▶ [Supplied data]
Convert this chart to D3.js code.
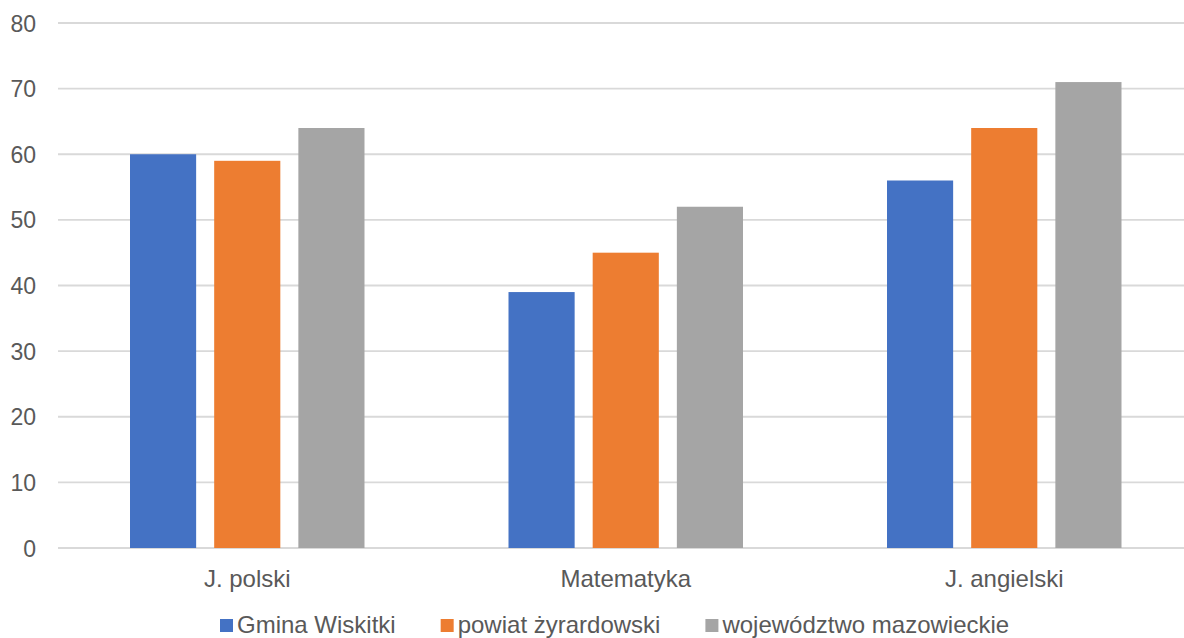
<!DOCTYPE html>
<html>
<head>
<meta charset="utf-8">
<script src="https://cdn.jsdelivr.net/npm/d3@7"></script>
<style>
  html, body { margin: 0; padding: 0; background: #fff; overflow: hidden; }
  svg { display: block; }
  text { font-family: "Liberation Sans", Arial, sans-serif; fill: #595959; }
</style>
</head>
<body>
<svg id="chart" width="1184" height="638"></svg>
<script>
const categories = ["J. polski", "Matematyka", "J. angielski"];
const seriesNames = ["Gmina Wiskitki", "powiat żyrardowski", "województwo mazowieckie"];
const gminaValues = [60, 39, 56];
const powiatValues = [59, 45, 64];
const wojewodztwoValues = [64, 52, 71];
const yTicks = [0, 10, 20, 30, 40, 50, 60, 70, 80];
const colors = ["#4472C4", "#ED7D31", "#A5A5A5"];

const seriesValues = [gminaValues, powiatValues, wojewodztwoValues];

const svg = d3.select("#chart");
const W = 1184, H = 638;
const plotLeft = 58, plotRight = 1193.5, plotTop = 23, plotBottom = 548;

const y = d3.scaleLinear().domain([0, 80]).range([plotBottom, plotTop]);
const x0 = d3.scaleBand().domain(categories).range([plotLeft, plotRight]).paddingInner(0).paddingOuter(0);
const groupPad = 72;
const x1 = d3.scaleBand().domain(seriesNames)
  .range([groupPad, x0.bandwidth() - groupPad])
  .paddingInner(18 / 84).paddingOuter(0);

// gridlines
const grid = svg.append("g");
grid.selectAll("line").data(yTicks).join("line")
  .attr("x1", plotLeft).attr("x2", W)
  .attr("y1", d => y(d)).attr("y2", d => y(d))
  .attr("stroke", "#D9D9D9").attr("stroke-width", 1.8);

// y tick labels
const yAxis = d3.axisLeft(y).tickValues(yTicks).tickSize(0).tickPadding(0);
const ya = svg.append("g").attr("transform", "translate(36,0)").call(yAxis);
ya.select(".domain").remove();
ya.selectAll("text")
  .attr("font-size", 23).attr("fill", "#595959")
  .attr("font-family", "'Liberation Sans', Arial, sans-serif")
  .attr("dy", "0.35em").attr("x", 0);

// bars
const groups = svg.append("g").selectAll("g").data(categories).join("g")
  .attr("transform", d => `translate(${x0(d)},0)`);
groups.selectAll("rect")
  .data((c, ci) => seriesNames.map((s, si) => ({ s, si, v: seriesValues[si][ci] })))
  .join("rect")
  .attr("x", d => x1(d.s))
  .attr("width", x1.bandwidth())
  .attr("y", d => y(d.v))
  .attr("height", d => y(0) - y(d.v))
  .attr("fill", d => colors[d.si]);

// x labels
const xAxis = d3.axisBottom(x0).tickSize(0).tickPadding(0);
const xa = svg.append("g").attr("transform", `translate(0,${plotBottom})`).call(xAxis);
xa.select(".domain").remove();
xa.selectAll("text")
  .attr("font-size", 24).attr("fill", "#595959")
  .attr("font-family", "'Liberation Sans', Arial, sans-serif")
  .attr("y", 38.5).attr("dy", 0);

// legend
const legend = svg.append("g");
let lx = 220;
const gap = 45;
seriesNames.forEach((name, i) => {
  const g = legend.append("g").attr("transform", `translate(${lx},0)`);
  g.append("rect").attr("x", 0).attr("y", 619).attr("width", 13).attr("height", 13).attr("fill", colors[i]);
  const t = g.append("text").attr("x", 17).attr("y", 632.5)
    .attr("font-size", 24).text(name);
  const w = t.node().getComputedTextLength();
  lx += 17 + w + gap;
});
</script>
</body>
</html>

▶ [Task to complete]
From the listing above, collect each line in which the string "chart" appears.

▶ [Solution below]
Convert this chart to D3.js code.
<svg id="chart" width="1184" height="638"></svg>
const svg = d3.select("#chart");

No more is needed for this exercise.